--- Start ---
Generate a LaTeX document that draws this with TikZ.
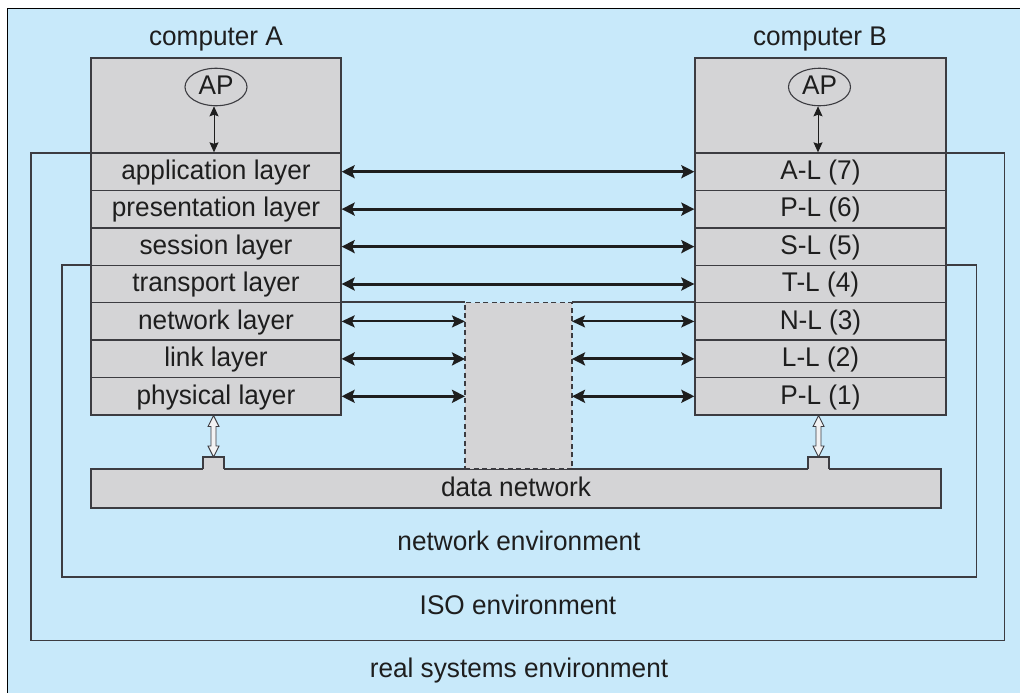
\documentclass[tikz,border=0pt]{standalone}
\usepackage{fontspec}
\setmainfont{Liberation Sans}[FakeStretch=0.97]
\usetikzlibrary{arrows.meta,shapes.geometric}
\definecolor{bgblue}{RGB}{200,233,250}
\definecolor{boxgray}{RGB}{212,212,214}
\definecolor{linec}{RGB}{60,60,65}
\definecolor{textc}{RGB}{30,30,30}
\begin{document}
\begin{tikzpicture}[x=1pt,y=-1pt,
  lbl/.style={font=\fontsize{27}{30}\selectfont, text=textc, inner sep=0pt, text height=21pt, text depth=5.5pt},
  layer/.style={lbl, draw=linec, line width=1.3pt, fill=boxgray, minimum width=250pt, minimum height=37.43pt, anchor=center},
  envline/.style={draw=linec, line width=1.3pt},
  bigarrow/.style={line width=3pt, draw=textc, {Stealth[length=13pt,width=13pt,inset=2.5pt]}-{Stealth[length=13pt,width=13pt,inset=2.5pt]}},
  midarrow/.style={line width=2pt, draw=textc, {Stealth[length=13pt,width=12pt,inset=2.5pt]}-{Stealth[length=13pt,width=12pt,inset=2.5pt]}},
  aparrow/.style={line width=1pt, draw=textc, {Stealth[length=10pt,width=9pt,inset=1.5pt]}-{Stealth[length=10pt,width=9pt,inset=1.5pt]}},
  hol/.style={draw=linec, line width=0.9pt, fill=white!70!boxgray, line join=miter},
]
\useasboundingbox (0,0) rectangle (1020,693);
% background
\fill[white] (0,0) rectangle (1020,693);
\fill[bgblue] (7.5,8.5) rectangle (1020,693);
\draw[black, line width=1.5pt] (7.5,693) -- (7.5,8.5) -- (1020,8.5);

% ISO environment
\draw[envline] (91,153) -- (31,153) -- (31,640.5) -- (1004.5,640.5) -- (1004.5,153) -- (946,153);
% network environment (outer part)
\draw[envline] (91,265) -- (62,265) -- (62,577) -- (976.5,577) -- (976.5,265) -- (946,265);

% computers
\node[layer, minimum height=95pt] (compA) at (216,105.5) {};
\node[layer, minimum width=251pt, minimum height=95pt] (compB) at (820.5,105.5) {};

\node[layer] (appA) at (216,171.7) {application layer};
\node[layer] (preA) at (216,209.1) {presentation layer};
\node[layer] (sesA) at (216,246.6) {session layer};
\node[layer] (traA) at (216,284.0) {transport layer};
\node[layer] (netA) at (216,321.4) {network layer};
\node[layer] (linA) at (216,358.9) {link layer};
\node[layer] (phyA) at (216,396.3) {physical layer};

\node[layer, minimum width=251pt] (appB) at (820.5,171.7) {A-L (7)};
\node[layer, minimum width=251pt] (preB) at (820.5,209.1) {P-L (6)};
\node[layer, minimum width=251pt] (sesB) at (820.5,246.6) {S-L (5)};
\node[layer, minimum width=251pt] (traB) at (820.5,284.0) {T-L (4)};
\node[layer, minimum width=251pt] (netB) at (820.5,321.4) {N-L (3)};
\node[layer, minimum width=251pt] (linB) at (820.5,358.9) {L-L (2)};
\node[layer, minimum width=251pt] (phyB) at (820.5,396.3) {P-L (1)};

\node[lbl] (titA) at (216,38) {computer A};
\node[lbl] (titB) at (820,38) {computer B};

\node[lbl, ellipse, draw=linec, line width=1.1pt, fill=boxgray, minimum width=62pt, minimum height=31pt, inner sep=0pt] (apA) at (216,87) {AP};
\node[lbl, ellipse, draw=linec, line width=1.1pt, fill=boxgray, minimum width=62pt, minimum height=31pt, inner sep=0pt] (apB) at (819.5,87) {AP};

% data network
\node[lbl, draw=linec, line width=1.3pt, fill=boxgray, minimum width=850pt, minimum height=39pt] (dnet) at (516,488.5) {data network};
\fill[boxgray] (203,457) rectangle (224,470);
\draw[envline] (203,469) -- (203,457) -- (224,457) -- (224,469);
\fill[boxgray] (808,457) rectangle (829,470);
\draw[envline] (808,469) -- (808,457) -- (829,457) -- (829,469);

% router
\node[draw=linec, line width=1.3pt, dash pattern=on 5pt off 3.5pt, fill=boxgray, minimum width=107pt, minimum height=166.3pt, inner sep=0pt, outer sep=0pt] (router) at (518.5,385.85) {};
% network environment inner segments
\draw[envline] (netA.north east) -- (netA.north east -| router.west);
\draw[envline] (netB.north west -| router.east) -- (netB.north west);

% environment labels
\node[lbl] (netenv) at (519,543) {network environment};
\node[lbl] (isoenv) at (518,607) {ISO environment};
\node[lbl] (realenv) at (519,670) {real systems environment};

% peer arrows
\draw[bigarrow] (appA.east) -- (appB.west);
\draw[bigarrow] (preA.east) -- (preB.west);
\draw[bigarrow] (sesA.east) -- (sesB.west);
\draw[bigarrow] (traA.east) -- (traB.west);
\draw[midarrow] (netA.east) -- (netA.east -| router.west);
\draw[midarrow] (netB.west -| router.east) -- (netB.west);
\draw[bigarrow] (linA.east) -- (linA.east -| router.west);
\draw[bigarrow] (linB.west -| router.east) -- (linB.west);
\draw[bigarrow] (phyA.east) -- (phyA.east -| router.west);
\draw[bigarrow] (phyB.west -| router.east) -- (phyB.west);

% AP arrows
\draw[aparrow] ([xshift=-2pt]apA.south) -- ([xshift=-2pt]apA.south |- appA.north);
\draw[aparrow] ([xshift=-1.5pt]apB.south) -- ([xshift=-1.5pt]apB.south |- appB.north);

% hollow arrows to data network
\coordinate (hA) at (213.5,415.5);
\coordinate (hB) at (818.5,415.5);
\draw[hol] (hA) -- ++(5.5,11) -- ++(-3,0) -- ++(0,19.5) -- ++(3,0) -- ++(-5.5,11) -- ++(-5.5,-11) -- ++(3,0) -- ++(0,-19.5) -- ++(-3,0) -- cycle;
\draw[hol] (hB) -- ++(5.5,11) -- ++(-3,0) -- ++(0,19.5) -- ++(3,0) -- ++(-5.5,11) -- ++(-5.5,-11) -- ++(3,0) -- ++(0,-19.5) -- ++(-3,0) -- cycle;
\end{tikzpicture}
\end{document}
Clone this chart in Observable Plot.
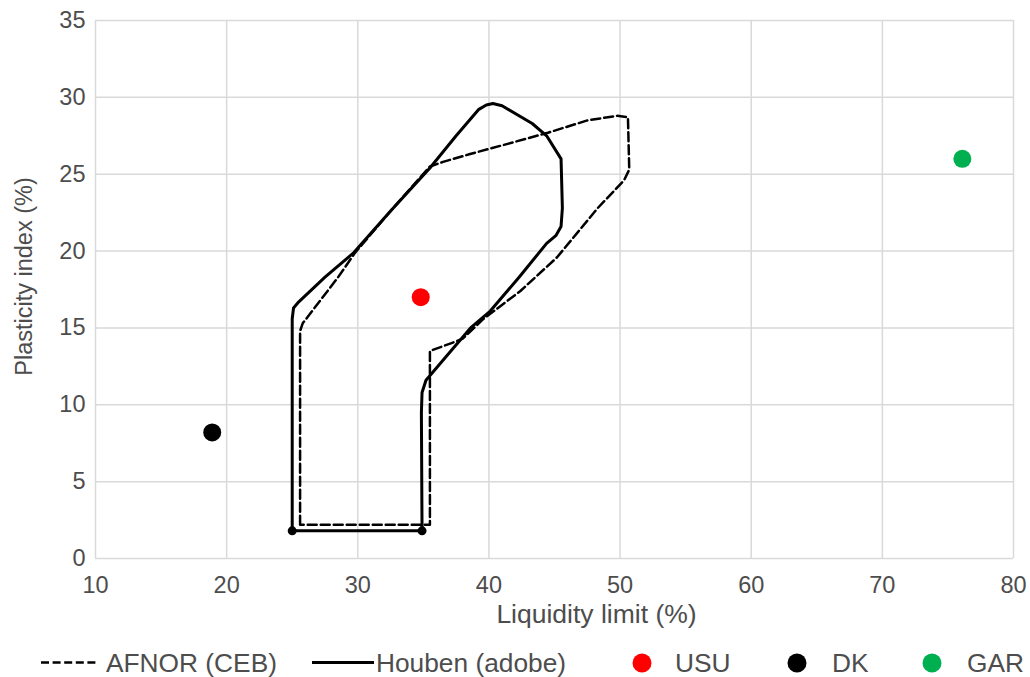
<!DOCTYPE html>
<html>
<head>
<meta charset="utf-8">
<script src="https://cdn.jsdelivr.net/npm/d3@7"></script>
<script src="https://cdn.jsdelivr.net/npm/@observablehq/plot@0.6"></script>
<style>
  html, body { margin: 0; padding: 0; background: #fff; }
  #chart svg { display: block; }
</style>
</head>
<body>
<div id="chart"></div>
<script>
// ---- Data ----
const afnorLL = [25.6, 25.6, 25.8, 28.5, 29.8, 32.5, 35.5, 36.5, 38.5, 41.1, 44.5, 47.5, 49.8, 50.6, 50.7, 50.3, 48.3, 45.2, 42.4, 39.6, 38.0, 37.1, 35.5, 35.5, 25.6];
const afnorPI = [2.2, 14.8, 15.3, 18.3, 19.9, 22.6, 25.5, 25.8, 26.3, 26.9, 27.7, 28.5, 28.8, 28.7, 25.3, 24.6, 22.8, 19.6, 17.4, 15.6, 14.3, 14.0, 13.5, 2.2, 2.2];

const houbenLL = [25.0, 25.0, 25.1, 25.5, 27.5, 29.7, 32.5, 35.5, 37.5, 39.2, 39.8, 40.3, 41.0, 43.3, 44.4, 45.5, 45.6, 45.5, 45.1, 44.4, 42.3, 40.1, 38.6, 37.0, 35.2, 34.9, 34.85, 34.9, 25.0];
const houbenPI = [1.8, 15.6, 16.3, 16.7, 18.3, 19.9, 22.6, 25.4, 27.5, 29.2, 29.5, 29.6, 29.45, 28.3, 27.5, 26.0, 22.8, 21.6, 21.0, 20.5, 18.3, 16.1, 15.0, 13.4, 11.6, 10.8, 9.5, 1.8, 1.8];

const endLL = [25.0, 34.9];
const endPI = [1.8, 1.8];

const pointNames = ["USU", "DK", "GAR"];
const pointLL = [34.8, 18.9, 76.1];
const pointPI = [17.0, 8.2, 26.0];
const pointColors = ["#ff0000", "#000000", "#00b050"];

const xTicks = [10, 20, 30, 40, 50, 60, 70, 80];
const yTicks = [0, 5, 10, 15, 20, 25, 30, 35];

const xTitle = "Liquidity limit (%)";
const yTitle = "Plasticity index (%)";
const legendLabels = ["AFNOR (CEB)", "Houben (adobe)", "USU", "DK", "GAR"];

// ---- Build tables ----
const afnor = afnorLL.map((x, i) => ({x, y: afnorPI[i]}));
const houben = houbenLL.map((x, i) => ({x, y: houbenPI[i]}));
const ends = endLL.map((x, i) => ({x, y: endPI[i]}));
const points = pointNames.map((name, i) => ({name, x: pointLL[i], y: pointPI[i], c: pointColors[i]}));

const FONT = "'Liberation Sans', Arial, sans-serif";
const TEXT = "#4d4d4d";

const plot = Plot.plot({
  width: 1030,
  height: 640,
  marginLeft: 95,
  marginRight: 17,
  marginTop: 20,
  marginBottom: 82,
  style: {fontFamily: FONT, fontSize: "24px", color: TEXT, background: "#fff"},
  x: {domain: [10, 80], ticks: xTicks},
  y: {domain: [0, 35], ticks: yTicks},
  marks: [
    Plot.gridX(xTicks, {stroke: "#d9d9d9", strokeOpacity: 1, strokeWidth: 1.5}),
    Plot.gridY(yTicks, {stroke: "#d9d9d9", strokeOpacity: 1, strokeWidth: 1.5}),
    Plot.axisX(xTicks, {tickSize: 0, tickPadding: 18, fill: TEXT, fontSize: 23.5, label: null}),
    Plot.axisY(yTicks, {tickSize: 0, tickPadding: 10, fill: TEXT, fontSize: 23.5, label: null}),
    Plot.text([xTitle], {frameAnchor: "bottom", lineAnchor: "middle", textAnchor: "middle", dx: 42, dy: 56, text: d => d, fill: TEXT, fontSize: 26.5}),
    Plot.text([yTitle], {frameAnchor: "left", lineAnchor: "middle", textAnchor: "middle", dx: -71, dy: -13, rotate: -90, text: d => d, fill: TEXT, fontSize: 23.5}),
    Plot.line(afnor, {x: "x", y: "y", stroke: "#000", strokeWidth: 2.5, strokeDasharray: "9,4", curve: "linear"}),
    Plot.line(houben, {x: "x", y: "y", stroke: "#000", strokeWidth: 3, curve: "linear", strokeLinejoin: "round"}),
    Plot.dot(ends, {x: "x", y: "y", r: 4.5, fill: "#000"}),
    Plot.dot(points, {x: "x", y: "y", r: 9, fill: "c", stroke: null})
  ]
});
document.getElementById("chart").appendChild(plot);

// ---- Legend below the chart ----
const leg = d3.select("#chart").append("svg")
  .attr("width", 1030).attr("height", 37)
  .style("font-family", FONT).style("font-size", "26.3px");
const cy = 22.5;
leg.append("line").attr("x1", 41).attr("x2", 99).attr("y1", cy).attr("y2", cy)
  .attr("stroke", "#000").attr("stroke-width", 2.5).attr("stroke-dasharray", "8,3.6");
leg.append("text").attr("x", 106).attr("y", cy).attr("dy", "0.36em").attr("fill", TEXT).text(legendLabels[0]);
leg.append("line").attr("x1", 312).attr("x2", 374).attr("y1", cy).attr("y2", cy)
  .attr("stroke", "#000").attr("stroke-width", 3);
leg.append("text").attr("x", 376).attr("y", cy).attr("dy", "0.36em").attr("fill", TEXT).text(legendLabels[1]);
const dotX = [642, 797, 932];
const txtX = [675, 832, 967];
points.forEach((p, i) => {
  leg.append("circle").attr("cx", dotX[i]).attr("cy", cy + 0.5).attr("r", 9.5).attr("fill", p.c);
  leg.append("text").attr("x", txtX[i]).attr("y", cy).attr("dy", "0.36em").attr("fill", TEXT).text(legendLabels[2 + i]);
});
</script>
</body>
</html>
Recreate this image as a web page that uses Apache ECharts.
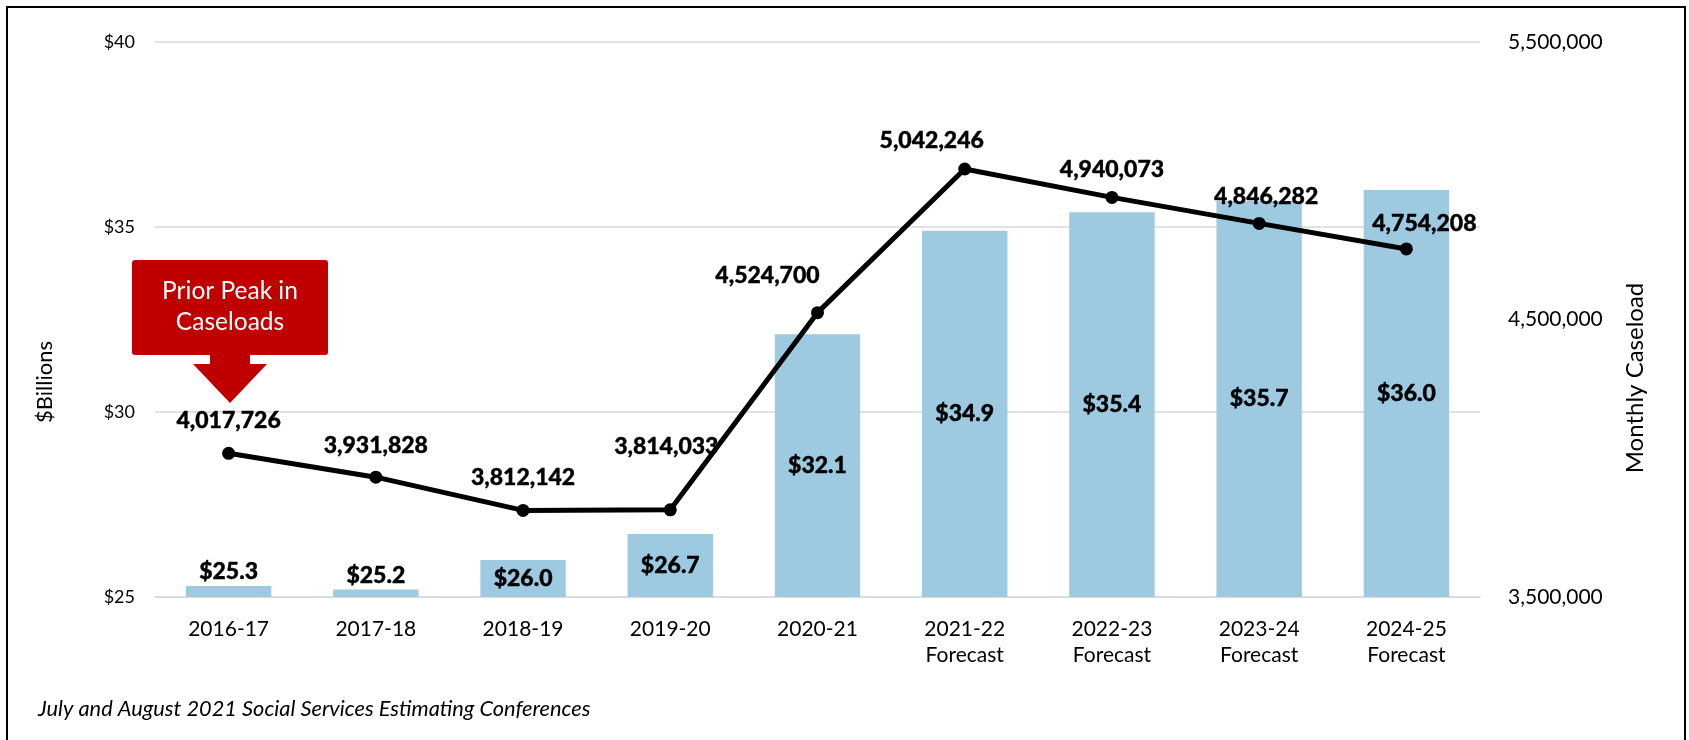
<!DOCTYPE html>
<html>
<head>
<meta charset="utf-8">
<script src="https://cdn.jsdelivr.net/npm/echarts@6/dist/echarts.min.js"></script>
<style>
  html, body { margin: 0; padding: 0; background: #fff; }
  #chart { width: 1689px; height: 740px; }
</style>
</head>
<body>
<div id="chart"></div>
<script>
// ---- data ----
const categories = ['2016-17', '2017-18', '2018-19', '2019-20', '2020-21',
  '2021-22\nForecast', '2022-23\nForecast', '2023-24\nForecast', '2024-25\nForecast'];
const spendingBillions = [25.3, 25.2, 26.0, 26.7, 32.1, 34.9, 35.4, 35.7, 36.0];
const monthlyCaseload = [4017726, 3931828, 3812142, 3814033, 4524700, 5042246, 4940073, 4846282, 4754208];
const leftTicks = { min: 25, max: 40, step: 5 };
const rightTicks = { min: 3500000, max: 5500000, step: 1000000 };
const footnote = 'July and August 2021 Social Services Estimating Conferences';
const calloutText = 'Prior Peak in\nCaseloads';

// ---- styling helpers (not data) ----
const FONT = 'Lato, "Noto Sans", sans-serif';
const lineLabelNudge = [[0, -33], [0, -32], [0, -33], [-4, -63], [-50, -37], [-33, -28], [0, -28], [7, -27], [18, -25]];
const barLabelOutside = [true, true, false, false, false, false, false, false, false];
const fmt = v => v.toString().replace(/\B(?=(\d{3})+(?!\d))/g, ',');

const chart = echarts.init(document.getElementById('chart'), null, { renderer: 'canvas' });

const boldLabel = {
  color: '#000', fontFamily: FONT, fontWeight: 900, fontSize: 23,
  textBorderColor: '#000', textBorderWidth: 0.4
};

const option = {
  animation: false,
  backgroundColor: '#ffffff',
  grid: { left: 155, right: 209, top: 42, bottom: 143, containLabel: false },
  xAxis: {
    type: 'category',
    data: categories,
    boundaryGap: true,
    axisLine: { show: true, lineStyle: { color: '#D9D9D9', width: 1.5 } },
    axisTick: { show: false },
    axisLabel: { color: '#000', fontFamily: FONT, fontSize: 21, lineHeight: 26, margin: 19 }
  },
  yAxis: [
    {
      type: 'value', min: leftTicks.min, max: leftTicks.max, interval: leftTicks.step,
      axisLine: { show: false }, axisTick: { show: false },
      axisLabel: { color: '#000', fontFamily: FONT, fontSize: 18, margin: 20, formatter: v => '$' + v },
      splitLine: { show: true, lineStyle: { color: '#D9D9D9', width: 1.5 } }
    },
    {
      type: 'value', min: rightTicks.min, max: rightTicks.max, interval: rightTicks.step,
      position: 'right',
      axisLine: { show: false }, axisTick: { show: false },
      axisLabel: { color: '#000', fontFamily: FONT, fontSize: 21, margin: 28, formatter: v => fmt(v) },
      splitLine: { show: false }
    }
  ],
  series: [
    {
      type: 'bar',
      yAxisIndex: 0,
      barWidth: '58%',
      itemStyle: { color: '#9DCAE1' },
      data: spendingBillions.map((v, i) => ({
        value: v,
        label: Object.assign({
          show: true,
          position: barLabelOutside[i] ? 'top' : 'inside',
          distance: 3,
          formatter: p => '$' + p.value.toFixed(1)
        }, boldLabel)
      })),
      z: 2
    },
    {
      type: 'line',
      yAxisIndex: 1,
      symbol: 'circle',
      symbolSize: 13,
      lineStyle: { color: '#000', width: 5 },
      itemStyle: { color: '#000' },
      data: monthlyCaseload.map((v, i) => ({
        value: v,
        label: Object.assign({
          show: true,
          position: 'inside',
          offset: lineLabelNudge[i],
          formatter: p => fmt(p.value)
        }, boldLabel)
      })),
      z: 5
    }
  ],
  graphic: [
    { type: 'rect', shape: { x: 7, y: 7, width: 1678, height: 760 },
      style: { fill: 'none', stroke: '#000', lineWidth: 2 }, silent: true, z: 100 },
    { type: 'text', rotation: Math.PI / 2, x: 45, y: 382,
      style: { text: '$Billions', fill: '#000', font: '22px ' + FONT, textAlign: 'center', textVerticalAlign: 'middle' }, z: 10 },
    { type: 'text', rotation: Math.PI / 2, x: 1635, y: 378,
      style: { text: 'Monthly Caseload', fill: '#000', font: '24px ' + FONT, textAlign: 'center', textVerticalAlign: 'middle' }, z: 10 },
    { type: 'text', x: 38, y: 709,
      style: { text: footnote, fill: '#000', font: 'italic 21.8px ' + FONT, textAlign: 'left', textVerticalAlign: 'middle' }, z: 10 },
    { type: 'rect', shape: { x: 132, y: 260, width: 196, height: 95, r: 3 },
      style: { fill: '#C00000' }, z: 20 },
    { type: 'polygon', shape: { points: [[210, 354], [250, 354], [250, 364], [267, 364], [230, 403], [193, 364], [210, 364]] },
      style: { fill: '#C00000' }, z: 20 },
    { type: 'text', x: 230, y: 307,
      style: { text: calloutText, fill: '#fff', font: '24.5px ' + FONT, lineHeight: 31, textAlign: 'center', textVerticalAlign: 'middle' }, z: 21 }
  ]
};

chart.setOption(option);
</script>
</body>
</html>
--- End ---
Set task
Look through the entries and work out how many lines have the word "this" in them; reply with that number only.

Complete response
3